* begin Information shown *

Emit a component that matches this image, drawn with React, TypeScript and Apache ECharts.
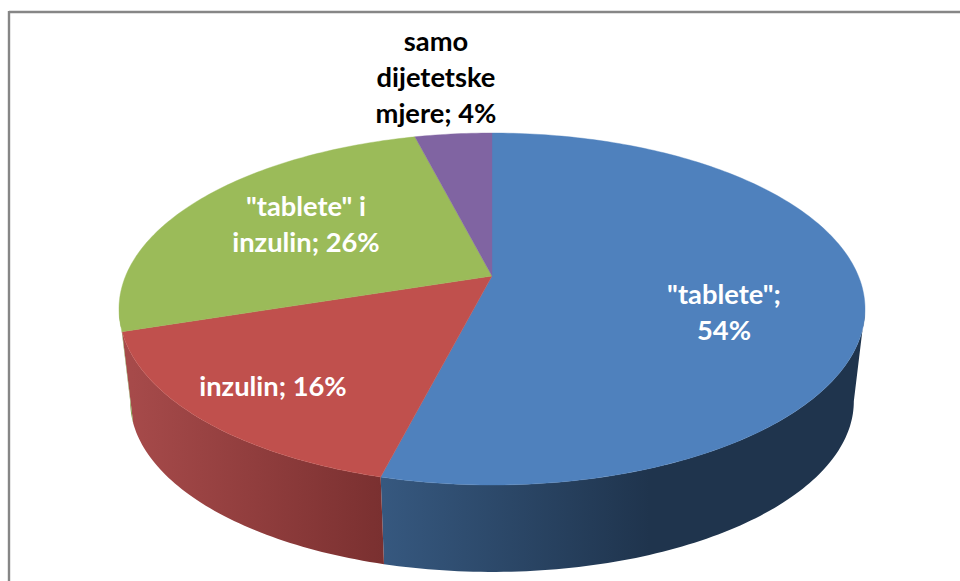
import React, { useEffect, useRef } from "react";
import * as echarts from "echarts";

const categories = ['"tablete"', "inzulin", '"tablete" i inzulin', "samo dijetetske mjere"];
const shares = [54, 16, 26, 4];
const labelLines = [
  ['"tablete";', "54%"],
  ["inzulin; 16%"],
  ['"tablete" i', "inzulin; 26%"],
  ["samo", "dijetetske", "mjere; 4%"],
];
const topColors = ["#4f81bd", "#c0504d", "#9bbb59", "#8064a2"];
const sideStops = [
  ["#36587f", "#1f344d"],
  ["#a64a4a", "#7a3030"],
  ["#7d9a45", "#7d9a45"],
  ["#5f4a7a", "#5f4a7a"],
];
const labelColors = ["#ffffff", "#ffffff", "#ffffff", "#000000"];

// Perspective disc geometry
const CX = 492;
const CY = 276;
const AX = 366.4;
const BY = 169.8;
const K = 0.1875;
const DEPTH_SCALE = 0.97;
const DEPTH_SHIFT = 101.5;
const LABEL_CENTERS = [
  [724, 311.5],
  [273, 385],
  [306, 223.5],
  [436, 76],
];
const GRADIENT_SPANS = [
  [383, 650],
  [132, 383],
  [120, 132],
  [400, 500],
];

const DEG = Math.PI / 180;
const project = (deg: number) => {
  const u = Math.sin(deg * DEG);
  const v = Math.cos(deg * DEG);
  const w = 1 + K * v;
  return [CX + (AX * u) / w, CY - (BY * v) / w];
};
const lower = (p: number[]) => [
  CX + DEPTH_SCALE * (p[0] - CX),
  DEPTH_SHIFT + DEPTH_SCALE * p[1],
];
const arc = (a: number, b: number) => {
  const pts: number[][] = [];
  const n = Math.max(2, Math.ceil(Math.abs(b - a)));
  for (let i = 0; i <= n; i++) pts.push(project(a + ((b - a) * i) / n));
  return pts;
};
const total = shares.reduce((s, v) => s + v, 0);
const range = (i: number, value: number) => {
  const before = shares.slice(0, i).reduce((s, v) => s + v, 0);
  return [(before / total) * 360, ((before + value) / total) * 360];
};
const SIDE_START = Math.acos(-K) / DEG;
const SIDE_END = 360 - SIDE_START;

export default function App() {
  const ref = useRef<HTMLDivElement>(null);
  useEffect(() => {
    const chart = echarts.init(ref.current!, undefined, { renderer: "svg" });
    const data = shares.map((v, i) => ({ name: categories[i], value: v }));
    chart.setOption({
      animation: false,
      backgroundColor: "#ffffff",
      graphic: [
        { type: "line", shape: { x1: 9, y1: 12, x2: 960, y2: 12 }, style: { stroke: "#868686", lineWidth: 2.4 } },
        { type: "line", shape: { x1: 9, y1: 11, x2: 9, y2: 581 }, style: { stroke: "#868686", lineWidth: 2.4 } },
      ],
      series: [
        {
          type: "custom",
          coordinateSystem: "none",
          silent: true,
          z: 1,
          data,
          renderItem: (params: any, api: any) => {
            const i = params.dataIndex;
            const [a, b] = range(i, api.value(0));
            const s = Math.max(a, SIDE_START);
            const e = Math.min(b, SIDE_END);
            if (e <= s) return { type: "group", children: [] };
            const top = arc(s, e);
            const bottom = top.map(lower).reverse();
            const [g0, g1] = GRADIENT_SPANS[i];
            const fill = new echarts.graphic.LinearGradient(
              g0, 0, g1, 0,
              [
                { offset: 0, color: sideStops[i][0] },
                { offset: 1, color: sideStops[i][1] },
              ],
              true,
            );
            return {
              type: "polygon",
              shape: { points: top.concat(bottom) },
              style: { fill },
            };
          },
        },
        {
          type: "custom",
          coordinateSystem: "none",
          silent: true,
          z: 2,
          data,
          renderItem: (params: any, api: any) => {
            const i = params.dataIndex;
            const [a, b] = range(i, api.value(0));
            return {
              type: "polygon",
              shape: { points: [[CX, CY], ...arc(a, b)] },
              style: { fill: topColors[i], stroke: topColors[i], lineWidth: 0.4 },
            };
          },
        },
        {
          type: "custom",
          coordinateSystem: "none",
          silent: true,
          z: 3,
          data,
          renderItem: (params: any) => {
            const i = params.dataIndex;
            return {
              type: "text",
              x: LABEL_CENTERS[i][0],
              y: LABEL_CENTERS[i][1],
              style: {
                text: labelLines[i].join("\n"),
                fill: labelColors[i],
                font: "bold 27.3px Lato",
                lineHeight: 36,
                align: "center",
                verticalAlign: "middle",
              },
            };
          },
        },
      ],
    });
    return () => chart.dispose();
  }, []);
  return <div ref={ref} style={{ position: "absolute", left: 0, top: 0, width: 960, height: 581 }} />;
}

* end Information shown *

Task description: All of the lines above should be retyped precisely, apart from the pictures.

Correct response:
Emit a component that matches this image, drawn with React, TypeScript and Apache ECharts.
import React, { useEffect, useRef } from "react";
import * as echarts from "echarts";

const categories = ['"tablete"', "inzulin", '"tablete" i inzulin', "samo dijetetske mjere"];
const shares = [54, 16, 26, 4];
const labelLines = [
  ['"tablete";', "54%"],
  ["inzulin; 16%"],
  ['"tablete" i', "inzulin; 26%"],
  ["samo", "dijetetske", "mjere; 4%"],
];
const topColors = ["#4f81bd", "#c0504d", "#9bbb59", "#8064a2"];
const sideStops = [
  ["#36587f", "#1f344d"],
  ["#a64a4a", "#7a3030"],
  ["#7d9a45", "#7d9a45"],
  ["#5f4a7a", "#5f4a7a"],
];
const labelColors = ["#ffffff", "#ffffff", "#ffffff", "#000000"];

// Perspective disc geometry
const CX = 492;
const CY = 276;
const AX = 366.4;
const BY = 169.8;
const K = 0.1875;
const DEPTH_SCALE = 0.97;
const DEPTH_SHIFT = 101.5;
const LABEL_CENTERS = [
  [724, 311.5],
  [273, 385],
  [306, 223.5],
  [436, 76],
];
const GRADIENT_SPANS = [
  [383, 650],
  [132, 383],
  [120, 132],
  [400, 500],
];

const DEG = Math.PI / 180;
const project = (deg: number) => {
  const u = Math.sin(deg * DEG);
  const v = Math.cos(deg * DEG);
  const w = 1 + K * v;
  return [CX + (AX * u) / w, CY - (BY * v) / w];
};
const lower = (p: number[]) => [
  CX + DEPTH_SCALE * (p[0] - CX),
  DEPTH_SHIFT + DEPTH_SCALE * p[1],
];
const arc = (a: number, b: number) => {
  const pts: number[][] = [];
  const n = Math.max(2, Math.ceil(Math.abs(b - a)));
  for (let i = 0; i <= n; i++) pts.push(project(a + ((b - a) * i) / n));
  return pts;
};
const total = shares.reduce((s, v) => s + v, 0);
const range = (i: number, value: number) => {
  const before = shares.slice(0, i).reduce((s, v) => s + v, 0);
  return [(before / total) * 360, ((before + value) / total) * 360];
};
const SIDE_START = Math.acos(-K) / DEG;
const SIDE_END = 360 - SIDE_START;

export default function App() {
  const ref = useRef<HTMLDivElement>(null);
  useEffect(() => {
    const chart = echarts.init(ref.current!, undefined, { renderer: "svg" });
    const data = shares.map((v, i) => ({ name: categories[i], value: v }));
    chart.setOption({
      animation: false,
      backgroundColor: "#ffffff",
      graphic: [
        { type: "line", shape: { x1: 9, y1: 12, x2: 960, y2: 12 }, style: { stroke: "#868686", lineWidth: 2.4 } },
        { type: "line", shape: { x1: 9, y1: 11, x2: 9, y2: 581 }, style: { stroke: "#868686", lineWidth: 2.4 } },
      ],
      series: [
        {
          type: "custom",
          coordinateSystem: "none",
          silent: true,
          z: 1,
          data,
          renderItem: (params: any, api: any) => {
            const i = params.dataIndex;
            const [a, b] = range(i, api.value(0));
            const s = Math.max(a, SIDE_START);
            const e = Math.min(b, SIDE_END);
            if (e <= s) return { type: "group", children: [] };
            const top = arc(s, e);
            const bottom = top.map(lower).reverse();
            const [g0, g1] = GRADIENT_SPANS[i];
            const fill = new echarts.graphic.LinearGradient(
              g0, 0, g1, 0,
              [
                { offset: 0, color: sideStops[i][0] },
                { offset: 1, color: sideStops[i][1] },
              ],
              true,
            );
            return {
              type: "polygon",
              shape: { points: top.concat(bottom) },
              style: { fill },
            };
          },
        },
        {
          type: "custom",
          coordinateSystem: "none",
          silent: true,
          z: 2,
          data,
          renderItem: (params: any, api: any) => {
            const i = params.dataIndex;
            const [a, b] = range(i, api.value(0));
            return {
              type: "polygon",
              shape: { points: [[CX, CY], ...arc(a, b)] },
              style: { fill: topColors[i], stroke: topColors[i], lineWidth: 0.4 },
            };
          },
        },
        {
          type: "custom",
          coordinateSystem: "none",
          silent: true,
          z: 3,
          data,
          renderItem: (params: any) => {
            const i = params.dataIndex;
            return {
              type: "text",
              x: LABEL_CENTERS[i][0],
              y: LABEL_CENTERS[i][1],
              style: {
                text: labelLines[i].join("\n"),
                fill: labelColors[i],
                font: "bold 27.3px Lato",
                lineHeight: 36,
                align: "center",
                verticalAlign: "middle",
              },
            };
          },
        },
      ],
    });
    return () => chart.dispose();
  }, []);
  return <div ref={ref} style={{ position: "absolute", left: 0, top: 0, width: 960, height: 581 }} />;
}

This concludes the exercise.